Ontario politics just blew up. Patrick Brown, the leader of the Progressive Conservative Party has stepped down from the leadership of the Conservative Party. Two women have accused him of sexual misconduct during his time as a federal MP. If these allegations are true, then it is good for him to step down. He has abused his power, and has acted in a way not befitting of his position as a political leader, and has harmed two women in the process.
But how should Christians respond? Patrick Brown has not always treated Christians well. In many ways, he deceived Christian voters into thinking he was a social conservative. As Father Raymond J. de Souza points out, Patrick Brown did not act well when he tried to block social conservative, Sam Oosterhoff, from winning his riding in Niagara. Patrick Brown has sided with many of Premier Wynne’s social policies, and it has become difficult to trust Brown as even a fiscal conservative. He has not proven himself to be an entirely honest man, as de Souza so clearly points out.
But we should be cautious about how we respond to these allegations. After all, they are allegations, they are anonymous as Christie Blatchford clarifies, and a man should be considered innocent until proven guilty. Again, Biblical law, which to some degree is recognized in the courts of our land, demands two or three witnesses and a full court case to prove that a man is guilty (Deut. 19:15-21). This precaution is set in place because there are many malicious witnesses who might step forward to condemn a man (Deut. 19:16).
If the witness of these women are true, they should be commended for their boldness in stepping forward. Currently, the courtrooms have not been able to judicially evaluate their claims. The media has received the first round of claims, and we have to step back before making claims that might show us to be injudicious as the fall-out ensues, and Patrick Brown proceeds to cross-examine their story (Prov. 18:17).
These allegations may be true, and Patrick Brown will reap the consequences, and then Christians may rejoice that justice has been carried out. But even then we must be cautious. The writer of Proverbs tells his son in Proverbs 24:17–18 “Do not rejoice when your enemy falls, and let not your heart be glad when he stumbles, lest the LORD see it and be displeased, and turn away his anger from him.” I’ve always had a hard time understanding this verse. But I see it along the lines of praying for our enemy and loving him. More specifically, I see this as a call simply not to rejoice when we see him stumble. Yes, justice must happen, but the Lord may show His mercy to Patrick Brown. For that, Brown must repent, and for that we must be clear first and foremost on the good news of Jesus Christ in the presence of Patrick Brown.

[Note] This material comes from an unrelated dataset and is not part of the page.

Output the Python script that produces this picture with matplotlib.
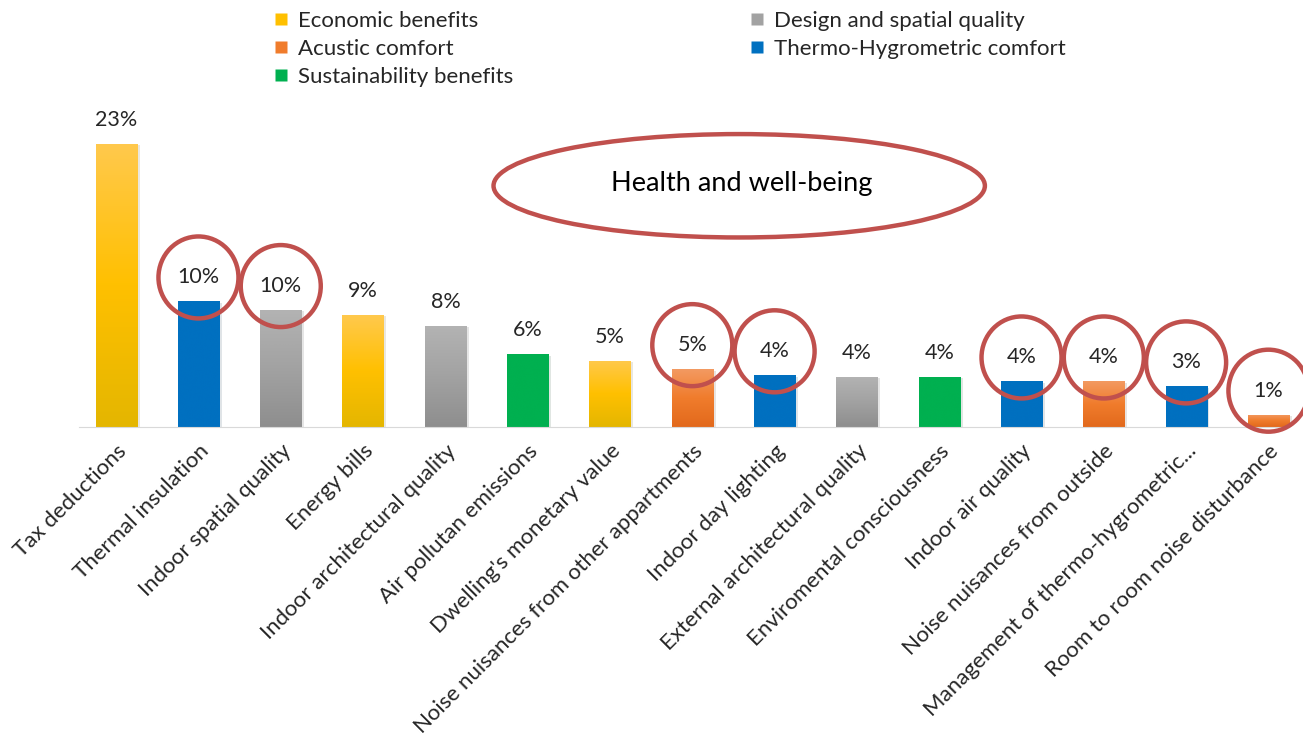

We should pray for Patrick Brown (I Tim. 2:2). He is not above the law, but as Christians, we must also judge with righteous judgement (John 7:24). We must call him to repent of what he has done wrong, not for what he hasn’t done wrong. Christians should be the most judicious when it comes to a fall-out in politics.
At the end of the day, we must wait for the courts to judge this case. We have to be careful, because it is becoming easier and easier to destroy someone’s political and/or public career, even that of a godly man. Yes, Brown must repent of some of his deceitful ‘politicking’ and many of his compromising viewpoints. He also must stand tall and ‘judge with righteous judgement’. But we must remember to speak the gospel in this political environment. Whatever the fall-out, we should point Patrick Brown to a perfect law that is found in Jesus Christ. He is the Ruler of kings on the earth (Rev. 1:5). He is the Lamb of God, the sacrifice, who not only takes away our sins, but the sins of who ever comes to Him looking for forgiveness and an ability to take responsibility for their sins and lead a godly life. May His kingdom come in our lives, in Patrick Brown’s life, and in our culture.